Based on the previous information, here are some actions that publishers can consider taking in response to the updates from the IAB Tech Lab:

  • Review and adapt inventory: Publishers should thoroughly review their inventory to understand how the revised classifications affect their ad placements. Identify which ads fall into the new categories, including instream, accompanying content, interstitial, and no content/standalone.

  • Evaluate monetisation strategies: With the shift in ad classifications, publishers need to assess how these changes impact their monetisation strategies. Consider the potential impact on CPMs and revenue streams, especially for ads that are no longer classified as instream.

  • Leverage accompanying content: Embrace the concept of accompanying content and explore opportunities to integrate it into your content strategy.
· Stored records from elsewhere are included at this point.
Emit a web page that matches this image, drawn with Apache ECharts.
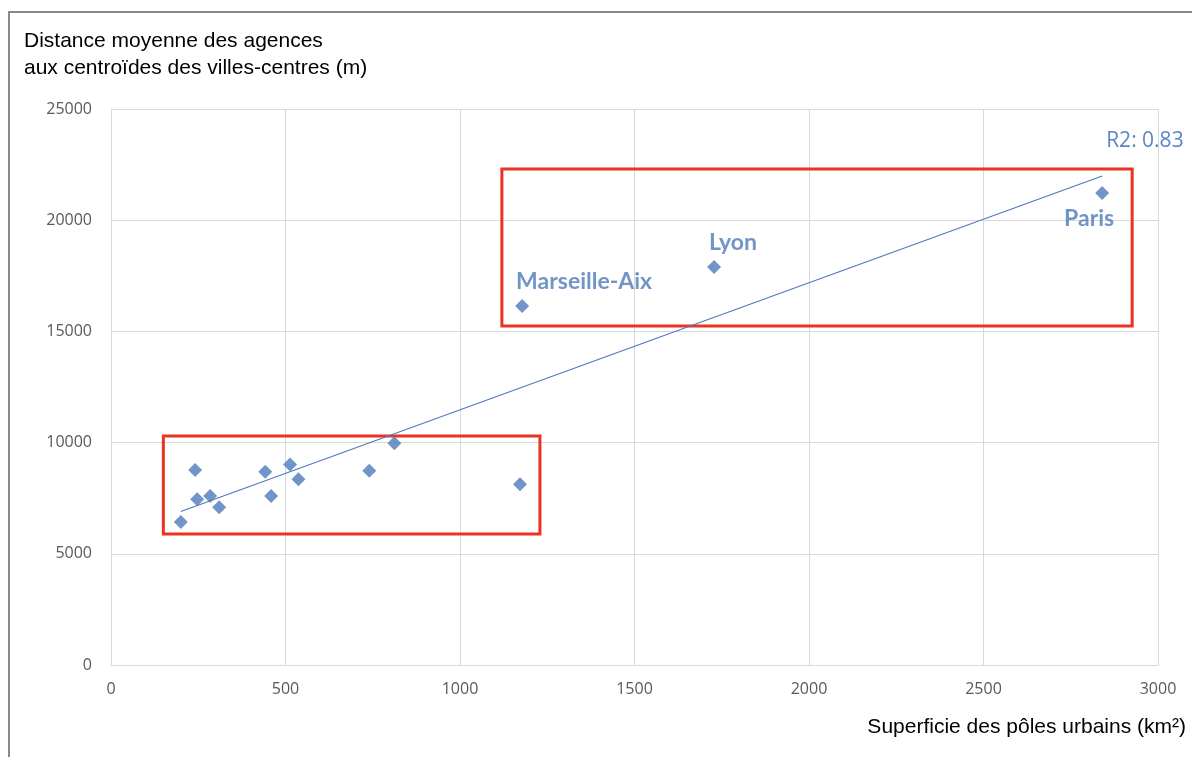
<!DOCTYPE html>
<html>
<head>
<meta charset="utf-8">
<script src="https://cdn.jsdelivr.net/npm/echarts@6/dist/echarts.min.js"></script>
<style>
  html, body { margin: 0; padding: 0; background: #fff; }
  #chartmain { width: 1192px; height: 757px; }
</style>
</head>
<body>
<div id="chartmain"></div>
<script>
// superficie (km2) / distance moyenne (m)
var surface = [200, 241, 247, 284, 310, 442, 459, 513, 537, 740, 812, 1172, 1178, 1728, 2840];
var distance = [6430, 8770, 7450, 7600, 7090, 8690, 7600, 9020, 8350, 8735, 9970, 8125, 16140, 17900, 21220];
var cityNames = ['', '', '', '', '', '', '', '', '', '', '', '', 'Marseille-Aix', 'Lyon', 'Paris'];

// droite de tendance (extrémités)
var trendX = [200, 2840];
var trendY = [6900, 21990];
var r2Text = 'R2: 0.83';

// cadres rouges [xmin, ymin, xmax, ymax]
var boxSmall = [150, 5890, 1229, 10300];
var boxLarge = [1120, 15240, 2926, 22300];

var xTicks = [0, 500, 1000, 1500, 2000, 2500, 3000];
var yTicks = [0, 5000, 10000, 15000, 20000, 25000];

var blue = '#4E7BBC';

var labelPos = {
  'Marseille-Aix': { position: [1, -17], align: 'left' },
  'Lyon': { position: [2, -17], align: 'left' },
  'Paris': { position: [19, 33], align: 'right' }
};

var points = [];
for (var i = 0; i < surface.length; i++) {
  var item = { value: [surface[i], distance[i]], name: cityNames[i] };
  if (cityNames[i]) {
    item.label = {
      show: true,
      formatter: cityNames[i],
      position: labelPos[cityNames[i]].position,
      align: labelPos[cityNames[i]].align,
      verticalAlign: 'middle'
    };
  }
  points.push(item);
}

var trend = [];
for (var j = 0; j < trendX.length; j++) {
  trend.push([trendX[j], trendY[j]]);
}

var boxStyle = { color: 'rgba(0,0,0,0)', borderColor: '#EC3323', borderWidth: 3 };

function plain(v) { return String(v); }

var option = {
  animation: false,
  backgroundColor: '#fff',
  title: {
    text: 'Distance moyenne des agences\naux centroïdes des villes-centres (m)',
    left: 19,
    top: 23,
    textStyle: {
      fontFamily: 'Liberation Sans',
      fontWeight: 'normal',
      fontSize: 21,
      color: '#000',
      lineHeight: 27
    }
  },
  graphic: [{
    type: 'polyline',
    shape: { points: [[9, 757], [9, 12], [1192, 12]] },
    style: { stroke: '#8a8a8a', lineWidth: 2, fill: null }
  }],
  grid: { left: 111, right: 34, top: 109, bottom: 92 },
  xAxis: {
    type: 'value',
    min: xTicks[0],
    max: xTicks[xTicks.length - 1],
    interval: 500,
    name: 'Superficie des pôles urbains (km²)',
    nameLocation: 'end',
    nameGap: 0,
    nameTextStyle: {
      fontFamily: 'Liberation Sans',
      fontSize: 21,
      color: '#000',
      align: 'right',
      verticalAlign: 'top',
      padding: [52, -28, 0, 0]
    },
    axisLine: { show: true, lineStyle: { color: '#d9d9d9' } },
    axisTick: { show: false },
    axisLabel: { fontFamily: 'Open Sans', fontSize: 16, color: '#595959', margin: 16, formatter: plain },
    splitLine: { show: true, lineStyle: { color: '#d9d9d9' } }
  },
  yAxis: {
    type: 'value',
    min: yTicks[0],
    max: yTicks[yTicks.length - 1],
    interval: 5000,
    axisLine: { show: true, lineStyle: { color: '#d9d9d9' } },
    axisTick: { show: false },
    axisLabel: { fontFamily: 'Open Sans', fontSize: 16, color: '#595959', margin: 19, formatter: plain },
    splitLine: { show: true, lineStyle: { color: '#d9d9d9' } }
  },
  series: [{
    type: 'line',
    data: trend,
    showSymbol: false,
    symbol: 'none',
    lineStyle: { color: blue, width: 1.2 },
    endLabel: {
      show: true,
      formatter: r2Text,
      offset: [-4, -35],
      fontFamily: 'Open Sans',
      fontSize: 21,
      color: '#5B86C5'
    },
    markArea: {
      silent: true,
      itemStyle: boxStyle,
      data: [
        [{ coord: [boxSmall[0], boxSmall[1]] }, { coord: [boxSmall[2], boxSmall[3]] }],
        [{ coord: [boxLarge[0], boxLarge[1]] }, { coord: [boxLarge[2], boxLarge[3]] }]
      ]
    },
    z: 2
  }, {
    type: 'scatter',
    data: points,
    symbol: 'diamond',
    symbolSize: 14,
    itemStyle: { color: blue },
    label: {
      fontFamily: 'Lato',
      fontWeight: 'bold',
      fontSize: 23,
      color: '#5079B9'
    },
    z: 3
  }]
};

var myChart = echarts.init(document.getElementById('chartmain'));
myChart.setOption(option);
</script>
</body>
</html>
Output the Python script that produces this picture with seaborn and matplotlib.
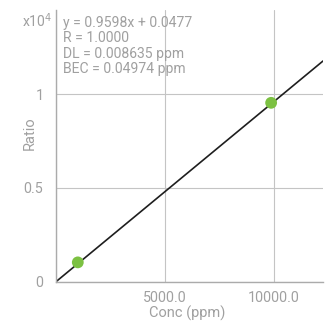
import matplotlib
matplotlib.use("Agg")
import matplotlib.pyplot as plt
import seaborn as sns
import numpy as np
from matplotlib.ticker import FuncFormatter

# calibration data (ratio in raw units, shown as x10^4)
conc = [1000, 9870]
ratio = [1030, 9530]
slope = 0.9598
intercept = 0.0477
fit_text = ["y = 0.9598x + 0.0477", "R = 1.0000", "DL = 0.008635 ppm", "BEC = 0.04974 ppm"]
x_ticks = [0, 5000, 10000]
x_tick_labels = ["", "5000.0", "10000.0"]
y_ticks = [0, 5000, 10000]

sns.set_style("white")
plt.rcParams['font.family'] = ['Roboto', 'DejaVu Sans']

grey = "#ABABAB"
text_grey = "#A0A0A0"

W, H = 334, 325
fig = plt.figure(figsize=(W / 100, H / 100), dpi=100)
ax_top = 10
ax = fig.add_axes([56 / W, 1 - 281.7 / H, 267 / W, (281.7 - ax_top) / H])

x_max = 12250
line_x = np.array([0, x_max])
sns.lineplot(x=line_x, y=slope * line_x + intercept, color="#1e1e1e", linewidth=1.2, ax=ax)
sns.scatterplot(x=conc, y=ratio, color="#7cc142", s=72, edgecolor="none", zorder=5, ax=ax)

ax.set_xlim(0, x_max)
ax.set_ylim(0, (281.7 - ax_top) / 187.7 * 1e4)
ax.set_xticks(x_ticks)
ax.set_xticklabels(x_tick_labels)
ax.set_yticks(y_ticks)
ax.yaxis.set_major_formatter(FuncFormatter(lambda v, p: "%g" % (v / 1e4)))
ax.grid(True, color="#C4C4C4", linewidth=0.8)
ax.set_axisbelow(True)

for s in ["top", "right"]:
    ax.spines[s].set_visible(False)
for s in ["left", "bottom"]:
    ax.spines[s].set_color(grey)
    ax.spines[s].set_linewidth(1.0)

ax.tick_params(axis="both", direction="out", width=1.0, color=grey,
               labelcolor=text_grey, labelsize=10.3)
ax.tick_params(axis="y", length=4.7, pad=4.3)
ax.tick_params(axis="x", length=4.5, pad=2)

ax.set_xlabel("Conc (ppm)", color=text_grey, fontsize=10.5)
ax.set_ylabel("Ratio", color=text_grey, fontsize=10.5)
ax.xaxis.set_label_coords(0.49, -(306 - 281.7) / (281.7 - ax_top))
ax.yaxis.set_label_coords(-(56 - 37) / 267, (281.7 - 133) / (281.7 - ax_top))

fs = 10.1
fig.text(52 / W, 1 - 26.7 / H, "x10$^4$", color=text_grey, fontsize=fs, ha="right", va="baseline")
for i, t in enumerate(fit_text):
    fig.text(63 / W, 1 - (26.7 + 15.5 * i) / H, t, color=text_grey, fontsize=fs,
             ha="left", va="baseline")

fig.savefig("out.png", dpi=100)
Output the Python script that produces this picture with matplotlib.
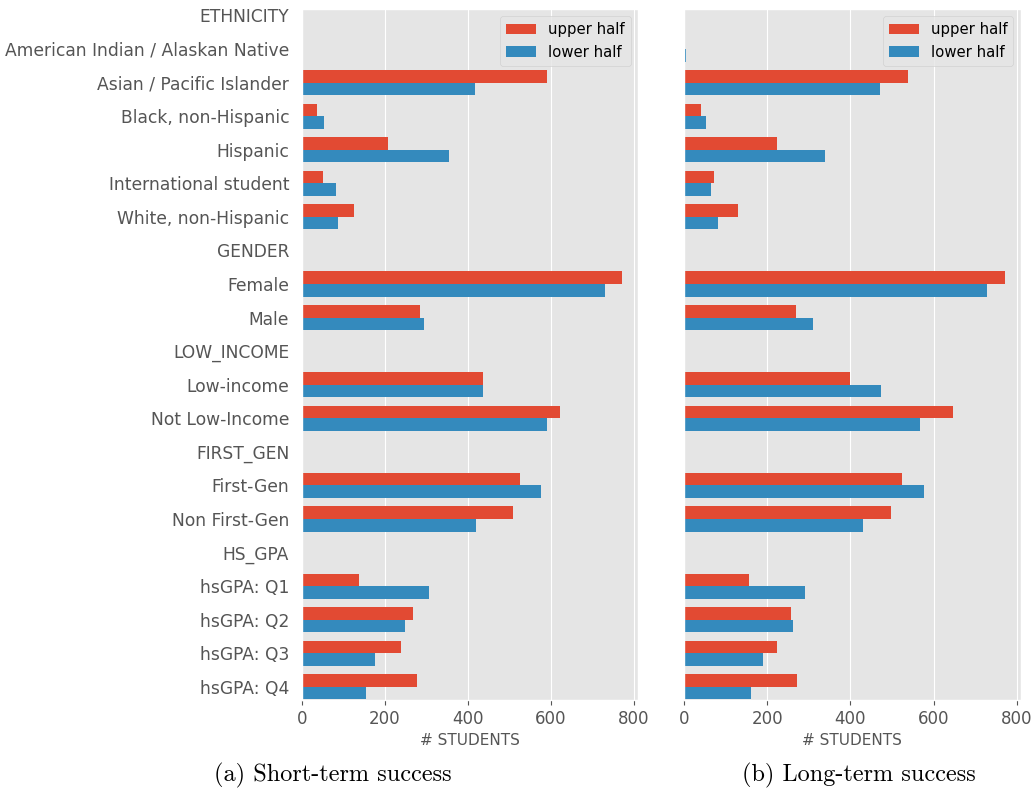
import matplotlib
matplotlib.use("Agg")
import matplotlib.pyplot as plt
import numpy as np

plt.style.use("ggplot")
plt.rcParams["font.family"] = ["DejaVu Sans"]

categories = [
    "ETHNICITY", "American Indian / Alaskan Native", "Asian / Pacific Islander",
    "Black, non-Hispanic", "Hispanic", "International student", "White, non-Hispanic",
    "GENDER", "Female", "Male",
    "LOW_INCOME", "Low-income", "Not Low-Income",
    "FIRST_GEN", "First-Gen", "Non First-Gen",
    "HS_GPA", "hsGPA: Q1", "hsGPA: Q2", "hsGPA: Q3", "hsGPA: Q4",
]

# short-term success counts
short_upper = [0, 0, 592, 38, 209, 52, 125, 0, 772, 285, 0, 436, 623, 0, 525, 509, 0, 139, 269, 239, 277]
short_lower = [0, 3, 418, 53, 354, 83, 88, 0, 730, 294, 0, 437, 591, 0, 577, 419, 0, 308, 249, 176, 156]

# long-term success counts
long_upper = [0, 0, 538, 40, 223, 72, 129, 0, 771, 270, 0, 398, 646, 0, 523, 497, 0, 156, 256, 224, 271]
long_lower = [0, 3, 470, 53, 339, 64, 82, 0, 728, 309, 0, 473, 567, 0, 578, 430, 0, 291, 261, 189, 161]

captions = ["(a) Short-term success", "(b) Long-term success"]

fig = plt.figure(figsize=(10.34, 7.89), dpi=100)
fig.patch.set_facecolor("white")
ax1 = fig.add_axes([0.2918, 0.1128, 0.3252, 0.8758])
ax2 = fig.add_axes([0.6618, 0.1128, 0.3252, 0.8758])

y = np.arange(len(categories))
h = 0.375

for ax, upper, lower in [(ax1, short_upper, short_lower), (ax2, long_upper, long_lower)]:
    ax.barh(y - h / 2, upper, height=h, color="#E24A33", label="upper half")
    ax.barh(y + h / 2, lower, height=h, color="#348ABD", label="lower half")
    ax.set_ylim(20.39, -0.19)
    ax.set_xticks([0, 200, 400, 600, 800])
    ax.tick_params(axis="x", labelsize=12, colors="#555555")
    ax.tick_params(axis="y", length=0, pad=9)
    ax.set_xlabel("# STUDENTS", fontsize=11, color="#555555", labelpad=4)
    ax.grid(axis="y", visible=False)
    ax.legend(loc="upper right", fontsize=10.7)

ax1.set_yticks(y)
ax1.set_yticklabels(categories, fontsize=12.3, color="#555555")
ax2.set_yticks(y)
ax2.set_yticklabels([])

fig.text(0.322, 0.0177, captions[0], fontname="cmr10", fontsize=17.5, ha="center", va="center")
fig.text(0.831, 0.0177, captions[1], fontname="cmr10", fontsize=17.5, ha="center", va="center")

fig.savefig("out.png", dpi=100)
This can provide additional value to users and potentially lead to increased engagement and revenue.

  • Optimise user experience: Focus on improving the user experience, especially in terms of sound settings. Ensure that ads are set to 'sound on' by default when user intent aligns with video content, but be mindful of not annoying your audience.

  • Diversify ad formats: Given the new categories, publishers can diversify their ad formats to include pre-roll, mid-roll, and post-roll ads, as well as no content/standalone options. Experiment with these formats to find the best fit for your content and audience.

In conclusion, video marketing is continually evolving, with new formats and strategies shaping the industry. Instream Video and Accompanying Content represent two prominent categories that highlight the shift towards more precise and engaging video ad placements. As we move into 2024, staying ahead of these trends will be crucial for businesses looking to make a significant impact in the digital ecosystem. Membrana Media, as an end-to-end production video company, stands prepared for these transformations and is aimed to assist publishers in seamlessly adapting to the upcoming changes.